# Owner's Update at Welk San Diego



## Guitarmom (May 8, 2012)

We finally gave in and took a tour while staying at Welk San Diego, Villas on the Green (VOG). I figured that spending one hour with a high pressure sales rep would be worth getting free theater tickets. And it was, but I also wanted to let folks here on TUGBBS know how it all played out.

First, we were told at check in that Welk has changed their procedure for owners. They no longer give 90 minute tours for owners; instead they offer a one hour "owner's update" where we could ask any questions we want and we'd learn about new benefits for owners. The reps working with owners are "specially trained" to address the concerns of current owners.

Our Welk rep was very friendly, but we were shocked when he said, "Oh, I hardly ever get owners. I usually deal with people who are new to timesharing." So much for "specially trained."

He was a really nice fellow, his wife is due to have a baby any minute and he was just thrilled. We liked him very well. We chatted for a full half hour while he found out about our current ownership. Then he said he needed to leave for 15 minutes to find out about what we currently own.

When he came back, he told us we owned a dinosaur (floating week, floating unit). We were completely upfront that we love what we have and we there was no way we'd be buying. He said that everyone tells him that; it would be red flag to him if we said something different.

Then, full machine gun style, he started telling us about upgrading to Platinum Points, getting 6 weeks through II if we traded our Platinum Points in as three one bedroom weeks, all of which would trade into AT LEAST a two bedroom. He said that our maintenance fee would only go up a hair (it turned out to be $400 more per year) and why wouldn't we want six weeks instead of one? (We feel like we have two one-bedroom weeks, so that was also deceptive.)

I mentioned that I found those bonus week certificates from II to be less than useful, as they only last six months and carry a pretty high fee. He completely ignored that. I also mentioned that they cannot be used at Welk, but he said that they can if you're within a 45 day window. (The certificate says it can't be used at any Welk property, so I don't know where he gets the "45-day window" exception.)

We asked what the cost would be to turn in our VOG and get Platinum Points. He said that he had to show us the unit and then someone else would talk about the price with us. Interesting.

At 12:15 I told him I had to leave at 1pm to meet my mother for lunch. He didn't bring in the "price lady" until 1pm. She started telling us we could rent out our weeks through their rental department and we would get a  check for $5,000 a year. I said I had to go. He said that if we left we'd have to waive our right to EVER upgrade to Platinum Points. We thought this was an advantage, but we didn't say so. 

He pushed a price sheet in front of us and said that I needed to handwrite on it that I understand I am waiving those rights. I happily did (no more phone calls, no more pressure from the concierge desk). And we raced off to meet my mother for lunch.
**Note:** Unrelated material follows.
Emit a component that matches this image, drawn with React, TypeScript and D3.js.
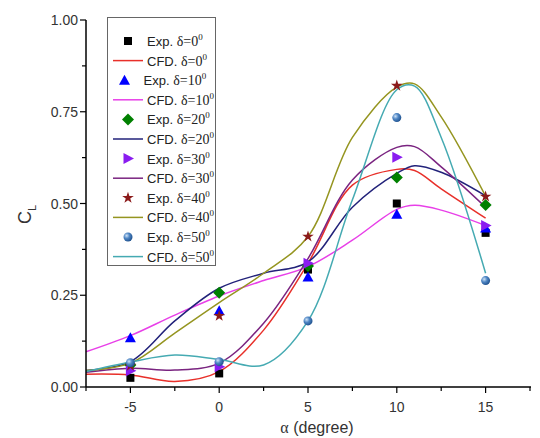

The following is PURE SPECULATION. Did he bring the price lady in at the last minute  and use scare tactics that we were giving up our rights forever in hopes that we'd say, "But we don't want to give up our rights forever"? Would he then say that we could sign now but have 5 days to rescind? I don't know, I'm just speculating. There was no way with a 1pm deadline that we could have bought!

Oh, bottom line? To upgrade our VOG annual two bedroom to 360,000 Platinum Points was going to cost us $10,345 and would increase our MFs by about $400 a year. All this to go from two one-bedroom weeks (four with II bonus certificates) to a three small one-bedroom weeks (six with II bonus certificates), which -- I might add -- have some pretty hefty fees on those bonus week certificates.

All I can say is that I'm glad I had a lunch date with my mom!


----------



## Guitarmom (May 9, 2012)

*One More thing ... A slight untruth?*

One thing the rep said was that Welk has a Platinum Points equity protection program. He told us that if anyone tries to sell their Platinum Points for less than they bought them, Welk would exercise its Right of First Refusal (ROFR) and would buy the points back.

I tried to show him on the Internet that Platinum Points are selling for much less on the resale market. He said that it doesn't matter what the points list for, Welk would ROFR anything that sold at less than its original price. This did not ring true to me.

I contacted a broker who specializes in Welk resales to see if that's what happens. Nope, it's not.

I suppose that a rep can only tell us what he's been told. He truly may believe the ROFR is always exercised. But out in the real world, ROFR only happens on super low price sales.


----------



## VacationForever (May 9, 2012)

ROFR price is what the resale buyer has agreed to pay, if exercised.  Welk and any other TS companies pay that price, not a penny more.


----------



## mjm1 (May 9, 2012)

Thanks for the udpate.  You can always go back to them if you ever decide to.  We did upgrade from the older section (an even older dinosaur than you own) because our kids are now out of the house and it gives us more flexibility. However, like most, we wish we would have held off until the resale market developed.  If you do decide to buy points resale, the contract will be kept separately from what you own, or even current points for someone already in the Platinum Program.

I hope you enjoyed your stay at Welk.  We always do.  In fact, we will be down there next week for our son's graduation from college.  We are using some remaining points to enjoy the area.

Cheers.


----------



## Guitarmom (May 10, 2012)

@sptung -- You make a really good point. The sales rep made it sound as if Welk would pay the original owner his original price when exercising ROFR. That can't possibly be true, or people would be colluding to transact $100 resales expecting Welk to ROFR at full price. Not a happening thing.

@mjm1 -- We love staying at Welk, and this week is no exception. We're actually visiting OUR daughter at college.

You know, I wondered how my handwriting "I wave my rights..." could possibly be binding. Usually when one is giving up some valuable right, there are pages and pages of legal-ese. I suppose that the next time we stay here, they'll have a new approach to getting us to upgrade. Ah well, I won't mind another set of free theater tickets.

Hope you have a wonderful week when you're down here. And please post when you get home -- let us know if Welk offered you an "owner's update" and what it consists of.


----------